Regulatory Framework For Special Purpose Acquisition Companies:
The government is reportedly considering a regulatory framework for special purpose acquisition companies (SPACs).
- An SPAC, or a blank-cheque company, is an entity specifically set up with the objective of acquiring a firm in a particular sector.
- An SPAC aims to raise money in an initial public offering (IPO) without any operations or revenues.
- The money that is raised from the public is kept in an escrow account, which can be accessed while making the acquisition.
- If the acquisition is not made within two years of the IPO, the SPAC is delisted and the money is returned to the investors.

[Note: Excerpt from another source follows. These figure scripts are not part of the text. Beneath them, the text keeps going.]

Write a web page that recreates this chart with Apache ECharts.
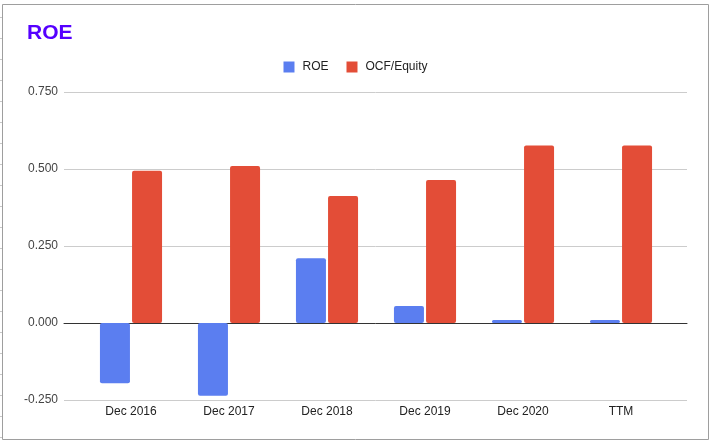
<!DOCTYPE html>
<html>
<head>
<meta charset="utf-8">
<script src="https://cdn.jsdelivr.net/npm/echarts@6/dist/echarts.min.js"></script>
<style>
  html, body { margin: 0; padding: 0; background: #fff; }
  #chart { width: 711px; height: 444px; }
</style>
</head>
<body>
<div id="chart"></div>
<script>
const categories = ['Dec 2016', 'Dec 2017', 'Dec 2018', 'Dec 2019', 'Dec 2020', 'TTM'];
const roeValues = [-0.196, -0.236, 0.210, 0.055, 0.010, 0.010];
const ocfEquityValues = [0.494, 0.510, 0.412, 0.464, 0.576, 0.576];
const yMin = -0.25, yMax = 0.75, yStep = 0.25;

const chart = echarts.init(document.getElementById('chart'), null, { renderer: 'canvas' });

const font = 'Arial, "Liberation Sans", sans-serif';
const borderGraphics = [
  { type: 'rect', shape: { x: 2.5, y: 4.5, width: 706, height: 435 }, style: { fill: 'none', stroke: '#9e9e9e', lineWidth: 1 }, silent: true }
];
for (let y = 17; y < 440; y += 21) {
  borderGraphics.push({ type: 'line', shape: { x1: 0, y1: y + 0.5, x2: 2, y2: y + 0.5 }, style: { stroke: '#c8c8c8', lineWidth: 1 }, silent: true });
}

chart.setOption({
  animation: false,
  backgroundColor: '#ffffff',
  title: {
    text: 'ROE',
    left: 22,
    top: 18,
    textStyle: { color: '#5500ff', fontSize: 21, fontWeight: 'bold', fontFamily: font }
  },
  legend: {
    data: ['ROE', 'OCF/Equity'],
    top: 56,
    left: 'center',
    icon: 'rect',
    itemWidth: 11,
    itemHeight: 11,
    itemGap: 18,
    textStyle: { color: '#222', fontSize: 12, fontFamily: font, padding: [0, 0, 0, 3] }
  },
  graphic: borderGraphics,
  grid: [
    { left: 64, right: 24, top: 92, bottom: 44 },
    { left: 82, right: 41, top: 92, bottom: 44 }
  ],
  xAxis: [
    {
      type: 'category', gridIndex: 0, data: categories,
      axisLine: { show: true, onZero: true, lineStyle: { color: '#333', width: 1 } },
      axisTick: { show: false }, axisLabel: { show: false }, splitLine: { show: false }
    },
    {
      type: 'category', gridIndex: 1, data: categories,
      axisLine: { show: false, onZero: false },
      axisTick: { show: false },
      axisLabel: { color: '#222', fontSize: 12, fontFamily: font, margin: 6 }
    }
  ],
  yAxis: [
    {
      type: 'value', gridIndex: 0, min: yMin, max: yMax, interval: yStep,
      axisLine: { show: false }, axisTick: { show: false },
      axisLabel: { color: '#444', fontSize: 12, fontFamily: font, margin: 6, formatter: v => v.toFixed(3) },
      splitLine: { lineStyle: { color: '#cccccc', width: 1 } }
    },
    {
      type: 'value', gridIndex: 1, min: yMin, max: yMax, interval: yStep,
      show: false, splitLine: { show: false }
    }
  ],
  series: [
    {
      name: 'ROE', type: 'bar', xAxisIndex: 1, yAxisIndex: 1,
      data: roeValues, barWidth: 30, barGap: '7%',
      itemStyle: { color: '#5b7ef0', borderRadius: 2 }
    },
    {
      name: 'OCF/Equity', type: 'bar', xAxisIndex: 1, yAxisIndex: 1,
      data: ocfEquityValues, barWidth: 30, barGap: '7%',
      itemStyle: { color: '#e34d37', borderRadius: 2 }
    }
  ]
});
</script>
</body>
</html>
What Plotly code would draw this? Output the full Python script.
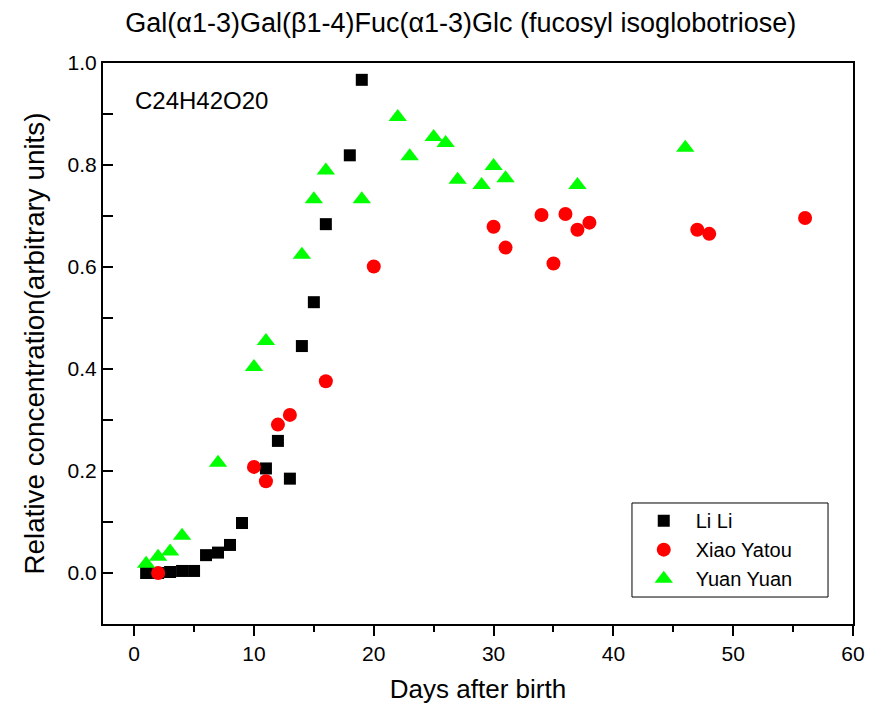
import plotly.graph_objects as go

title_text = "Gal(\u03b11-3)Gal(\u03b21-4)Fuc(\u03b11-3)Glc (fucosyl isoglobotriose)"
formula = "C24H42O20"
x_title = "Days after birth"
y_title = "Relative concentration(arbitrary units)"

lili_days = [1, 2, 3, 4, 5, 6, 7, 8, 9, 11, 12, 13, 14, 15, 16, 18, 19]
lili_vals = [0.0, 0.0, 0.002, 0.004, 0.004, 0.035, 0.04, 0.055, 0.098, 0.205, 0.259, 0.185,
             0.445, 0.531, 0.684, 0.819, 0.967]

xiao_days = [2, 10, 11, 12, 13, 16, 20, 30, 31, 34, 35, 36, 37, 38, 47, 48, 56]
xiao_vals = [0.0, 0.208, 0.18, 0.291, 0.31, 0.376, 0.601, 0.679, 0.638, 0.702, 0.607,
             0.704, 0.673, 0.687, 0.673, 0.665, 0.696]

yuan_days = [1, 2, 3, 4, 7, 10, 11, 14, 15, 16, 19, 22, 23, 25, 26, 27, 29, 30, 31, 37, 46]
yuan_vals = [0.018, 0.032, 0.042, 0.073, 0.216, 0.404, 0.455, 0.624, 0.733, 0.789, 0.733,
             0.894, 0.817, 0.855, 0.843, 0.771, 0.761, 0.798, 0.774, 0.761, 0.834]

FONT = "Liberation Sans, Arial, sans-serif"

fig = go.Figure()
fig.add_trace(go.Scatter(x=lili_days, y=lili_vals, mode="markers", name="Li Li",
                         marker=dict(symbol="square", size=12, color="black", line=dict(width=0))))
fig.add_trace(go.Scatter(x=xiao_days, y=xiao_vals, mode="markers", name="Xiao Yatou",
                         marker=dict(symbol="circle", size=14, color="#ff0000", line=dict(width=0))))
fig.add_trace(go.Scatter(x=yuan_days, y=yuan_vals, mode="markers", name="Yuan Yuan",
                         marker=dict(symbol="triangle-up", size=16, color="#00ff00", line=dict(width=0))))

fig.update_layout(
    width=869, height=708,
    margin=dict(l=95, r=24, t=55, b=92),
    paper_bgcolor="white", plot_bgcolor="white",
    font=dict(family=FONT, color="black"),
    title=dict(text=title_text, x=0.521, xanchor="center", y=0.980, yanchor="middle",
               font=dict(size=27, family=FONT)),
    xaxis=dict(range=[-2.6, 60], tickmode="linear", tick0=0, dtick=10,
               ticks="outside", ticklen=10, tickwidth=1.5, tickcolor="black",
               minor=dict(dtick=5, ticks="outside", ticklen=6, tickwidth=1.5, tickcolor="black"),
               showline=True, linewidth=2, linecolor="black", mirror=True,
               showgrid=False, zeroline=False,
               tickfont=dict(size=21), title=dict(text=x_title, font=dict(size=26), standoff=16)),
    yaxis=dict(range=[-0.1, 1.0], tickmode="linear", tick0=0, dtick=0.2, tickformat=".1f",
               ticks="inside", ticklen=10, tickwidth=1.5, tickcolor="black",
               minor=dict(dtick=0.1, ticks="inside", ticklen=10, tickwidth=1.5, tickcolor="black"),
               showline=True, linewidth=2, linecolor="black", mirror=True,
               showgrid=False, zeroline=False,
               tickfont=dict(size=21)),
    legend=dict(x=0.705, y=0.219, xanchor="left", yanchor="top",
                borderwidth=0, bgcolor="rgba(0,0,0,0)",
                font=dict(size=20), itemsizing="trace", tracegroupgap=0,
                itemwidth=54),
    showlegend=True,
)

# legend frame
fig.add_shape(type="rect", xref="paper", yref="paper",
              x0=0.7053, x1=0.9667, y0=0.0481, y1=0.2157,
              line=dict(color="black", width=1), fillcolor="rgba(0,0,0,0)", layer="below")

fig.add_annotation(text=y_title, xref="paper", yref="paper", x=-0.0907, y=0.5,
                   xanchor="center", yanchor="middle", textangle=-90, showarrow=False,
                   font=dict(size=27.8, family=FONT))

fig.add_annotation(text=formula, xref="paper", yref="paper", x=0.04, y=0.934,
                   xanchor="left", yanchor="middle", showarrow=False,
                   font=dict(size=24, family=FONT))

fig.write_html("out.html")
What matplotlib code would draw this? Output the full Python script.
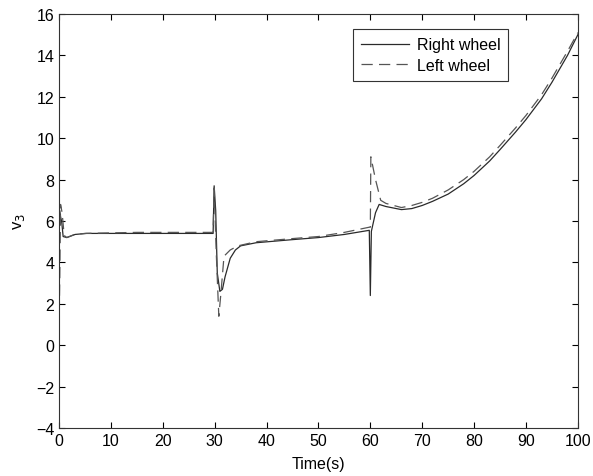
import matplotlib
matplotlib.use("Agg")
import matplotlib.pyplot as plt

plt.rcParams['font.family'] = ['Liberation Sans', 'DejaVu Sans']

# Right wheel (solid)
t_right = [0.0, 0.15, 0.3, 0.5, 0.8, 1.5, 3.1, 5.3, 15, 25, 29.7, 29.9, 30.2, 30.5, 31.0, 31.5,
           32.0, 33.0, 34.0, 35.0, 38.0, 45.0, 50.0, 55.0, 59.8, 60.0, 60.2, 61.0, 61.7, 63.0,
           66.0, 68.0, 70.0, 72.0, 75.0, 78.0, 80.0, 83.0, 85.0, 88.0, 90.0, 93.0, 95.0,
           98.0, 100.0]
v_right = [6.3, 6.5, 6.2, 6.0, 5.25, 5.2, 5.35, 5.4, 5.4, 5.4, 5.4, 7.7, 6.5, 3.5, 2.6, 2.7,
           3.3, 4.2, 4.6, 4.8, 4.95, 5.1, 5.2, 5.35, 5.55, 2.4, 5.5, 6.4, 6.8, 6.7,
           6.55, 6.6, 6.75, 6.95, 7.3, 7.8, 8.2, 8.9, 9.45, 10.3, 10.9, 11.9, 12.7,
           14.0, 15.0]

# Left wheel (dashed)
t_left = [0.0, 0.15, 0.3, 0.6, 1.0, 1.5, 3.0, 5.0, 15, 25, 29.7, 29.9, 30.3, 30.8, 31.2, 31.8,
          33.0, 34.5, 38.0, 45.0, 50.0, 55.0, 59.8, 60.0, 60.1, 61.0, 62.0, 63.0, 66.0, 68.0,
          70.0, 72.0, 75.0, 78.0, 80.0, 83.0, 85.0, 88.0, 90.0, 93.0, 95.0, 98.0, 100.0]
v_left = [0.7, 3.3, 6.8, 6.4, 5.3, 5.2, 5.35, 5.4, 5.45, 5.45, 5.45, 7.6, 4.5, 1.4, 2.5, 4.3,
          4.6, 4.8, 5.0, 5.15, 5.25, 5.45, 5.7, 5.7, 9.1, 8.0, 7.0, 6.85, 6.65, 6.75,
          6.9, 7.1, 7.5, 8.0, 8.4, 9.1, 9.65, 10.5, 11.1, 12.1, 12.9, 14.2, 15.1]

xticks = list(range(0, 101, 10))
yticks = list(range(-4, 17, 2))

fig = plt.figure(figsize=(5.93, 4.77), dpi=100)
ax = fig.add_axes([0.0995, 0.1006, 0.875, 0.868])

ax.plot(t_right, v_right, color='#2a2a2a', lw=0.9, linestyle='-', label='Right wheel')
ax.plot(t_left, v_left, color='#555555', lw=0.9, linestyle=(0, (9, 5)), label='Left wheel')

ax.set_xlim(0, 100)
ax.set_ylim(-4, 16)
ax.set_xticks(xticks)
ax.set_yticks(yticks)
ax.tick_params(direction='in', top=True, right=True, labelsize=11.5, length=4, width=0.8)
for s in ax.spines.values():
    s.set_linewidth(0.8)
    s.set_color('#333333')

ax.set_xlabel('Time(s)', fontsize=11.5, labelpad=6)
ax.set_ylabel(r'v$_3$', fontsize=12, labelpad=6)

leg = ax.legend(loc='upper right', bbox_to_anchor=(0.875, 0.975), fontsize=11.5,
                handlelength=3.0, handletextpad=0.5, fancybox=False, framealpha=1,
                edgecolor='#333333', borderpad=0.5, labelspacing=0.35, borderaxespad=0.3)
leg.get_frame().set_linewidth(0.8)

fig.savefig('out.png', dpi=100)
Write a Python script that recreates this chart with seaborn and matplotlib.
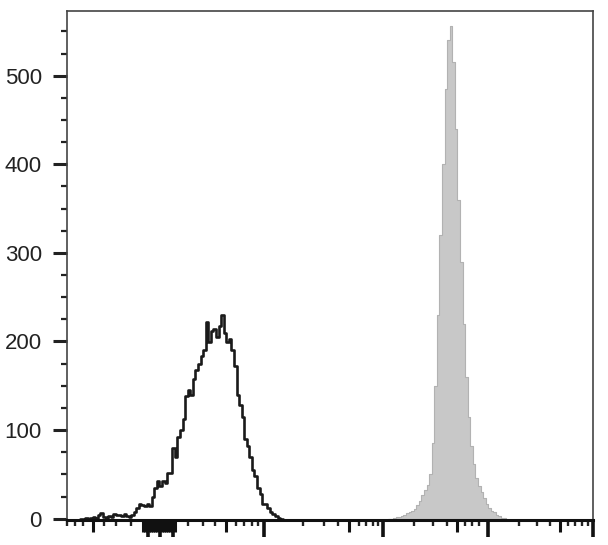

- While SPACs are essentially shell companies, a key factor that makes them attractive to investors are the people who sponsor them.
- Globally, prominent names have participated in SPACs.
- In March last year, the US Securities and Exchange Commission (SEC) issued an investor alert on SPACs, cautioning investors “not to make investment decisions related to SPACs based solely on celebrity involvement”.
- There may be lesser returns for retail investors post-merger.
- Certain clauses could potentially prevent investors from getting their monies back.
- Of the 1,145 IPOs by blank-cheque companies since 2009, 248 happened in 2020, 613 in 2021, and 58 in 2022 so far.
- The gross proceeds raised by SPACs amounted to over $83 billion in 2020 and $162 billion in 2021.
- The number for 2022 has crossed $10 billion already.